Là-bas, c’était une routine. Depuis 2014 et le Donbass, cette pression était « normale » pour les Ukrainiens. Quand j’étais en Ukraine, j’ai reçu des messages d’amis français en me disant qu’ils avaient vu des informations comme quoi il y avait beaucoup de Russes à la frontière. Je demande à mon cousin et il m’avait répondu : « Comme d’habitude, ça ne change pas ». Les gens savaient que ça allait arriver un jour, on ne savait pas quand. Il n’y avait pas de tension quand j’étais là-bas. L’Ukraine était « prête » pour se défendre.
(Photo : Bien Public/Rémi Chevrot)
En France, on assiste à des manifestations de soutien pour l’Ukraine. Cela doit vous toucher ?
J’ai participé à celle de Besançon (fin février). C’est touchant de voir les Français supporter les Ukrainiens.
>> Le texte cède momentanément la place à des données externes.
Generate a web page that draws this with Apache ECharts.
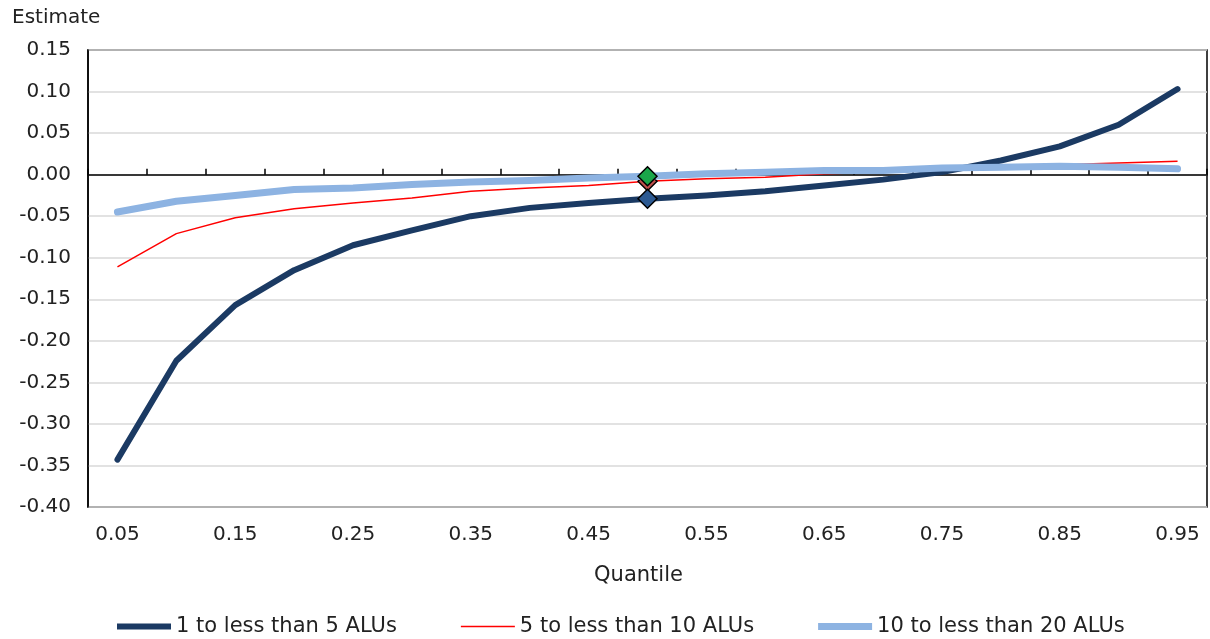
<!DOCTYPE html>
<html>
<head>
<meta charset="utf-8">
<script src="https://cdn.jsdelivr.net/npm/echarts@6/dist/echarts.min.js"></script>
<style>html,body{margin:0;padding:0;background:#fff}#c{width:1210px;height:639px}</style>
</head>
<body>
<div id="c"></div>
<script>
var quantiles = ['0.05','0.10','0.15','0.20','0.25','0.30','0.35','0.40','0.45','0.50','0.55','0.60','0.65','0.70','0.75','0.80','0.85','0.90','0.95'];
var seriesNames = ['1 to less than 5 ALUs','5 to less than 10 ALUs','10 to less than 20 ALUs'];
var s1to5 = [-0.343,-0.224,-0.157,-0.115,-0.085,-0.067,-0.050,-0.040,-0.034,-0.029,-0.025,-0.020,-0.013,-0.006,0.003,0.017,0.034,0.060,0.103];
var s5to10 = [-0.111,-0.071,-0.052,-0.041,-0.034,-0.028,-0.020,-0.016,-0.013,-0.008,-0.005,-0.003,0.001,0.003,0.007,0.010,0.012,0.014,0.016];
var s10to20 = [-0.045,-0.032,-0.025,-0.018,-0.016,-0.012,-0.009,-0.007,-0.004,-0.002,0.001,0.003,0.005,0.005,0.008,0.009,0.010,0.009,0.007];
var markedIndex = 9;

var FONT = 'DejaVu Sans';
var FS = 20;
function withMarker(arr, color) {
  return arr.map(function (v, i) {
    if (i === markedIndex) {
      return { value: v, symbol: 'diamond', symbolSize: 19,
        itemStyle: { color: color, borderColor: '#000', borderWidth: 1.5 } };
    }
    return v;
  });
}
function barIcon(h) {
  var y0 = (8 - h) / 2, y1 = y0 + h;
  return 'path://M0,0L0,0M54,8L54,8M0,' + y0 + 'H54V' + y1 + 'H0Z';
}
var chart = echarts.init(document.getElementById('c'), null, { renderer: 'canvas' });
chart.setOption({
  animation: false,
  textStyle: { fontFamily: FONT, color: '#222' },
  grid: { left: 88, right: 3, top: 50, bottom: 132, show: true, borderColor: '#000', borderWidth: 1.5, containLabel: false },
  legend: {
    top: 611, left: 112, itemWidth: 54, itemHeight: 8, itemGap: 64,
    textStyle: { fontFamily: FONT, fontSize: 21, color: '#222' },
    data: [
      { name: seriesNames[0], icon: barIcon(6), itemStyle: { color: '#1b3a63' } },
      { name: seriesNames[1], icon: barIcon(1.5), itemStyle: { color: '#ff0000' } },
      { name: seriesNames[2], icon: barIcon(7), itemStyle: { color: '#8db3e2' } }
    ]
  },
  xAxis: [{
    type: 'category', data: quantiles, boundaryGap: true, position: 'bottom',
    axisLine: { onZero: false, show: false },
    axisTick: { show: false },
    axisLabel: { interval: 1, margin: 18, fontSize: FS, color: '#222', fontFamily: FONT },
    name: 'Quantile', nameLocation: 'middle', nameGap: 58,
    nameTextStyle: { fontSize: 21, color: '#222', fontFamily: FONT, padding: [0, 18, 0, 0] },
    splitLine: { show: false }
  }, {
    type: 'category', data: quantiles, boundaryGap: true, position: 'bottom',
    axisLine: { onZero: true, show: true, lineStyle: { color: '#000', width: 1.5 } },
    axisTick: { show: true, inside: true, length: 6, interval: 0, lineStyle: { color: '#000', width: 1.5 } },
    axisLabel: { show: false },
    splitLine: { show: false }
  }],
  yAxis: {
    type: 'value', min: -0.40, max: 0.15, interval: 0.05,
    name: 'Estimate', nameLocation: 'end', nameGap: 0,
    nameTextStyle: { fontSize: FS, color: '#222', fontFamily: FONT, align: 'left', padding: [0, 0, 22, -76] },
    axisLine: { show: true, lineStyle: { color: '#000', width: 1.5 } },
    axisTick: { show: false },
    axisLabel: { fontSize: FS, color: '#222', margin: 17, fontFamily: FONT, formatter: function (v) { return v.toFixed(2); } },
    splitLine: { show: true, lineStyle: { color: '#d9d9d9', width: 1.5 } }
  },
  series: [{
    name: seriesNames[0], type: 'line', data: withMarker(s1to5, '#2d5a92'), symbol: 'none',
    lineStyle: { color: '#1b3a63', width: 6, cap: 'round', join: 'round' },
    itemStyle: { color: '#1b3a63' }, z: 3
  }, {
    name: seriesNames[1], type: 'line', data: withMarker(s5to10, '#c0504d'), symbol: 'none',
    lineStyle: { color: '#ff0000', width: 1.5 },
    itemStyle: { color: '#ff0000' }, z: 2
  }, {
    name: seriesNames[2], type: 'line', data: withMarker(s10to20, '#1aa64a'), symbol: 'none',
    lineStyle: { color: '#8db3e2', width: 7, cap: 'round', join: 'round' },
    itemStyle: { color: '#8db3e2' }, z: 4
  }]
});
</script>
</body>
</html>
J’ai vu un monsieur porter une plaque « Poutine hors de l’Ukraine ». Je l’ai envoyé à mon cousin, ça aide mentalement de savoir que les gens supportent l’Ukraine.
Représenter l’Ukraine un jour sur la scène internationale est-il un objectif encore plus fort désormais ?
Aujourd’hui, je suis à quatre dixièmes des temps pour les Euro (Rome, 10-21 août) et les Mondiaux (Budapest, 18 juin-3 juillet). Pendant le stage à Porto, on a fait des séries de sprint et je n’avais nagé aussi vite à l’entraînement. Il y a une progression. Si j’arrive à me qualifier et représenter le drapeau ukrainien, ça sera une réussite. Je ne sais pas si je vais réussir cette saison, car quatre dixièmes sur un 50, c’est énorme, mais ça serait une fierté.